# how the restaurant scam works in CM



## Dave O'Dottu (Jul 15, 2009)

there is a poster up for a restaurant for sale

it says you pay 6000 baht a month (about 200 USD). 

the current business owner offers thai and western food. She is thai did not come from Chiang Mai but from another town and had no experience in the restaurant business. 

the place is rented by the tailor next door. 

he rents it from the real property owner who is based one block away. 

to get the business someone will have to pay 500,000 baht (about 17,000 USD)

the new owner will have to pay for furnishings and air conditioning, etc. 

the new owner will have to pay for water and electricity which will run about 7000 baht a month (about 237.00 USD)

My inquiries into this property indicated the air conditioning might not work. 

the restaurant owner who sold it to the current owner neglected to tell her that he had not paid the electricity and water bills for the previous two months.


----------



## Dave O'Dottu (Jul 15, 2009)

I should clarify what I think the scam is here: it is that every owner seems to upgrade the restaurant buying more furnishings or whatnot. 
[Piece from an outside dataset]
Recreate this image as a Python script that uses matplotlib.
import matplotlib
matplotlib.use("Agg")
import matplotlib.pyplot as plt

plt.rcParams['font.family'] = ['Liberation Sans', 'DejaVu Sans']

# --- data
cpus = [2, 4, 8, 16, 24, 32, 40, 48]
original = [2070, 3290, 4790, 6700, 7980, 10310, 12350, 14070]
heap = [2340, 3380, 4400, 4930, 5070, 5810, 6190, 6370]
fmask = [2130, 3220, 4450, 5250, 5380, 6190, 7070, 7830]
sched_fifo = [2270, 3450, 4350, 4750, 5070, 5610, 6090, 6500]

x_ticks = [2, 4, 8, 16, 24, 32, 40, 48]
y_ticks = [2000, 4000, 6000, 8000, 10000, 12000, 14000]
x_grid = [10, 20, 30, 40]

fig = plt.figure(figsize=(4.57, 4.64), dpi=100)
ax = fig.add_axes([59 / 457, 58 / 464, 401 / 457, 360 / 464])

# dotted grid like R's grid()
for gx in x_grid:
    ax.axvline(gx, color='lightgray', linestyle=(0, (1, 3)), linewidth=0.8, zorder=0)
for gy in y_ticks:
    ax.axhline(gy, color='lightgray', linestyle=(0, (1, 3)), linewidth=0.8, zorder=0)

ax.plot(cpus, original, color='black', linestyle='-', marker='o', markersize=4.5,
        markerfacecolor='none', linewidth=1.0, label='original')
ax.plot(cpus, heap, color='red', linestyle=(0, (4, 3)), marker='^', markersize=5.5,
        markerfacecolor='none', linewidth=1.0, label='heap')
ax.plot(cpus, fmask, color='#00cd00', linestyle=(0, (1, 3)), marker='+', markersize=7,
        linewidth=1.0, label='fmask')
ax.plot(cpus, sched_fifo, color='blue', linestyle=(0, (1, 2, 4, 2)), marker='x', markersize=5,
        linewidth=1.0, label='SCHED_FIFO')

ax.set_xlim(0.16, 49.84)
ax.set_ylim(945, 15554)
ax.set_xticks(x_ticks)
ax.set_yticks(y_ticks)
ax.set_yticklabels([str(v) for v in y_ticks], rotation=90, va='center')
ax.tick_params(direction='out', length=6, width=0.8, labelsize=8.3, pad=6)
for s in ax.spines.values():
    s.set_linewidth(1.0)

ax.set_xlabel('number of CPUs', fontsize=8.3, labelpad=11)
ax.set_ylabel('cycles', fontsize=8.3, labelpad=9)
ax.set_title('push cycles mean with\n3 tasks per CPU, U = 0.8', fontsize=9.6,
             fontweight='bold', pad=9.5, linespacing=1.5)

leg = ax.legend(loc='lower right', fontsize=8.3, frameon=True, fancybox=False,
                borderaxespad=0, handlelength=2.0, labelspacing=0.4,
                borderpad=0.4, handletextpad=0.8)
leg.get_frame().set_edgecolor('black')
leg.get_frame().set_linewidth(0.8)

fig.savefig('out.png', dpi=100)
Then the pass these purchase costs on to the next tenant. In other words, they are just reselling the furnishings at a profit. 

This is they way the restaurant really makes money for the owners. 
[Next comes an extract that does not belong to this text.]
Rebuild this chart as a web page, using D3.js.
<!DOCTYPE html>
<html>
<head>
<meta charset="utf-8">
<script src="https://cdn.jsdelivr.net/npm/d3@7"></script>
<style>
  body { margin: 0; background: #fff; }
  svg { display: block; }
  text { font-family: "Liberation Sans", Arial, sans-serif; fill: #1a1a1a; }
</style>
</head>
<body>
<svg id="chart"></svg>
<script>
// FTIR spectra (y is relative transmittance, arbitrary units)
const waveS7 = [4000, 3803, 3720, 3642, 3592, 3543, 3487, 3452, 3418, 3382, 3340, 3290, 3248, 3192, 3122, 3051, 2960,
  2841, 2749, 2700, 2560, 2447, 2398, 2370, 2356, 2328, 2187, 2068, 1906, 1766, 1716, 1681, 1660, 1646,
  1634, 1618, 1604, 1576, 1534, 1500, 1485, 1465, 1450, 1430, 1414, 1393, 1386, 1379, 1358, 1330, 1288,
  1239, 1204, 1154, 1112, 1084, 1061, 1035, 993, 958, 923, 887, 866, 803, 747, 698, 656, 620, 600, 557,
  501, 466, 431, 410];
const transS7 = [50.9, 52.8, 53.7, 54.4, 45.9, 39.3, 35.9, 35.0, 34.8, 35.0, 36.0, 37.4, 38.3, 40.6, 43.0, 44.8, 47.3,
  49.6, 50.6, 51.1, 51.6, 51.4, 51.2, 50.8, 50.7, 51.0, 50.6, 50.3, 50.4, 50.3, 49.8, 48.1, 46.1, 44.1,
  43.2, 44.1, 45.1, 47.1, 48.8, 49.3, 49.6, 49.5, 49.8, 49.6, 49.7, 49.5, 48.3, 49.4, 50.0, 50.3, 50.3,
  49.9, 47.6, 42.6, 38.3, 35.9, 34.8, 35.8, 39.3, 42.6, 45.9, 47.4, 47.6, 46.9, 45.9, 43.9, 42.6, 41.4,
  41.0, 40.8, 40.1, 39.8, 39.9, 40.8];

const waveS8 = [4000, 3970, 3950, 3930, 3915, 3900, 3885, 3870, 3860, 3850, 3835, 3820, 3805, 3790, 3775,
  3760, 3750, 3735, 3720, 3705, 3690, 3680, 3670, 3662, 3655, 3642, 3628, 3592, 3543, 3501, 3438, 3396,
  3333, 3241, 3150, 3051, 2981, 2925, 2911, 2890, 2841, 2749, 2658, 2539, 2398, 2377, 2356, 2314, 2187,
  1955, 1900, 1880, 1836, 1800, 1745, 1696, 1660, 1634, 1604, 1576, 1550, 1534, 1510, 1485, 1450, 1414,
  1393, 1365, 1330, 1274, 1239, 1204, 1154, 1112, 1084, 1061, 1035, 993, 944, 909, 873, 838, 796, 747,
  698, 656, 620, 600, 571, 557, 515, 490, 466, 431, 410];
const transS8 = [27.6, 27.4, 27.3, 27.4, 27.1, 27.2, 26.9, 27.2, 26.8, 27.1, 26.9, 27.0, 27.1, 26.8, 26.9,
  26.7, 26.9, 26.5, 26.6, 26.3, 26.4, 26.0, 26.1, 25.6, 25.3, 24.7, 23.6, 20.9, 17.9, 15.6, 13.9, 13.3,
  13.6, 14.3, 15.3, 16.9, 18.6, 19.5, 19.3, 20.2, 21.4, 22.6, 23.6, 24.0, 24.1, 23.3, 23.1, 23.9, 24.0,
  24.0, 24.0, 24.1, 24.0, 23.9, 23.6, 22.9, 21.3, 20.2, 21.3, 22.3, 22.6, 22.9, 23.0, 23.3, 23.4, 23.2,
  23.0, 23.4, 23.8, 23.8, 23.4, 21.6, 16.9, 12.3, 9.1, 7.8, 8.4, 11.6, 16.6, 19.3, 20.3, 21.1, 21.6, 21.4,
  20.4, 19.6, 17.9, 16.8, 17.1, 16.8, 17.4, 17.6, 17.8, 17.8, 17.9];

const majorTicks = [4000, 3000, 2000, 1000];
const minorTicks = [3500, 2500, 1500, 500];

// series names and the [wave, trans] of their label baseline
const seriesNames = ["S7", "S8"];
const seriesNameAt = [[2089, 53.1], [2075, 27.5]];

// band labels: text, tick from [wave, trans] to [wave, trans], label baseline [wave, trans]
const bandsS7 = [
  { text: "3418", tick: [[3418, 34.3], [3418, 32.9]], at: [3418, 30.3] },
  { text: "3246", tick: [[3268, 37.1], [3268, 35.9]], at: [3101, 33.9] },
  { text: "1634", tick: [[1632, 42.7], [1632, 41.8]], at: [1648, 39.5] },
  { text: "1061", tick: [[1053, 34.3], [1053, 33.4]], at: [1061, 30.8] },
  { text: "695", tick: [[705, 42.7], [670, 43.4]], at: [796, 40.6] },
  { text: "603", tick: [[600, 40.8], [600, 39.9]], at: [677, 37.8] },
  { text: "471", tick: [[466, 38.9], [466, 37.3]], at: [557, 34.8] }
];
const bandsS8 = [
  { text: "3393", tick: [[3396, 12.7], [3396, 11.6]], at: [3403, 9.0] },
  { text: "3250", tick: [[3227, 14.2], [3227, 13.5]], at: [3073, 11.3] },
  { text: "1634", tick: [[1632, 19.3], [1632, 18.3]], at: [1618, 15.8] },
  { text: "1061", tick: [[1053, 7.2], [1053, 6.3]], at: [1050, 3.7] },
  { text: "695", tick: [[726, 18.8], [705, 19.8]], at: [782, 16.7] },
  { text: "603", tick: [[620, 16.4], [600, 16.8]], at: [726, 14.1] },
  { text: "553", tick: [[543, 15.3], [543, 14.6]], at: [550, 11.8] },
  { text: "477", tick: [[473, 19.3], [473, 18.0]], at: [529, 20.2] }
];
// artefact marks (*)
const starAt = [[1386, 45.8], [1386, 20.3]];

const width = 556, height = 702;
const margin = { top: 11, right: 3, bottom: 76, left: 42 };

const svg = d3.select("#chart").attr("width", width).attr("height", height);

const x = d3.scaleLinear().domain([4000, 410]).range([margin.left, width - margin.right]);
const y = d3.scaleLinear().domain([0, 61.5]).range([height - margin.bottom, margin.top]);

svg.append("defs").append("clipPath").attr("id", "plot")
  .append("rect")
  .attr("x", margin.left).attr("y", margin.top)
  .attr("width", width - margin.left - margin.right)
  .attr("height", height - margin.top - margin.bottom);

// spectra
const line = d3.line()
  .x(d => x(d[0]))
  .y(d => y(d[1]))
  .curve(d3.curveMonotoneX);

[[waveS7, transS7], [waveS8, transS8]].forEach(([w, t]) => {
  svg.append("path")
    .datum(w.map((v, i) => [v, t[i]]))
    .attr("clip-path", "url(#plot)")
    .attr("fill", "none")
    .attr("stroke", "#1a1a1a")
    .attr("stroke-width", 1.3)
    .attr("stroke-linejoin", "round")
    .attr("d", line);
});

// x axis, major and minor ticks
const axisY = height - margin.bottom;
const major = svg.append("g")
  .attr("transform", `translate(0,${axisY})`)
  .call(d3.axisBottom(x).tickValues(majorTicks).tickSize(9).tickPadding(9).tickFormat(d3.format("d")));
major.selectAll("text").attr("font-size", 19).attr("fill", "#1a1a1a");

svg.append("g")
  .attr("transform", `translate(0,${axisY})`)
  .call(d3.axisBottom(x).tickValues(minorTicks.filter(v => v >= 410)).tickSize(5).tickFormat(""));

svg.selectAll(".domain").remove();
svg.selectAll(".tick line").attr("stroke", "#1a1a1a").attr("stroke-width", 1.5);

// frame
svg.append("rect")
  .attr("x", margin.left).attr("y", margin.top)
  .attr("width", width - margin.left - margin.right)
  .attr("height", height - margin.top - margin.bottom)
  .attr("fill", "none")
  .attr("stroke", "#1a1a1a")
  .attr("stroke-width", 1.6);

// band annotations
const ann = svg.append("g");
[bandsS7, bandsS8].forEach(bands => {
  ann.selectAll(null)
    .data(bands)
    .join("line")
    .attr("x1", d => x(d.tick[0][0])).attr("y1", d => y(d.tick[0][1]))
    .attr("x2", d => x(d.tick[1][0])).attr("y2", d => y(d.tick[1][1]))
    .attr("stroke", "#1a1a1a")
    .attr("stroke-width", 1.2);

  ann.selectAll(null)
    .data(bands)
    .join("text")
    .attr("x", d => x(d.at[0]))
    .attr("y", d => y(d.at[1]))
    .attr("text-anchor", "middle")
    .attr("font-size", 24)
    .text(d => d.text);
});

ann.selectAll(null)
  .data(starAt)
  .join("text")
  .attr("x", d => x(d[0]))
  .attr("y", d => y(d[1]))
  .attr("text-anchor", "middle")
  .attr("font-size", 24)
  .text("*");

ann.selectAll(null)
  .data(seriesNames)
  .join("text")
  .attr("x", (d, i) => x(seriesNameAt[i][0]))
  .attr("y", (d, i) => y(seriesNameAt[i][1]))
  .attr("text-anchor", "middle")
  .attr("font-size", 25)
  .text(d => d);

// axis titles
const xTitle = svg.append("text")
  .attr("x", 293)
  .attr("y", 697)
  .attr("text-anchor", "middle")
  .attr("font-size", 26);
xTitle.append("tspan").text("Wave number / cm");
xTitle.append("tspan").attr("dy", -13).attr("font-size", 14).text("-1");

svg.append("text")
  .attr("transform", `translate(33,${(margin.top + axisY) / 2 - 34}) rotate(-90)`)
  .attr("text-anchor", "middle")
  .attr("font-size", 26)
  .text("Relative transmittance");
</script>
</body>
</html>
As a restaurant, the place is not making any money.


----------



## wazza (Apr 4, 2010)

Dave O'Dottu said:


> I should clarify what I think the scam is here: it is that every owner seems to upgrade the restaurant buying more furnishings or whatnot.
> 
> Then the pass these purchase costs on to the next tenant. In other words, they are just reselling the furnishings at a profit.
> 
> ...


The Thais beleive there is a sucker born every day , my beleif is think twice then walk away,and dont be that sucker


----------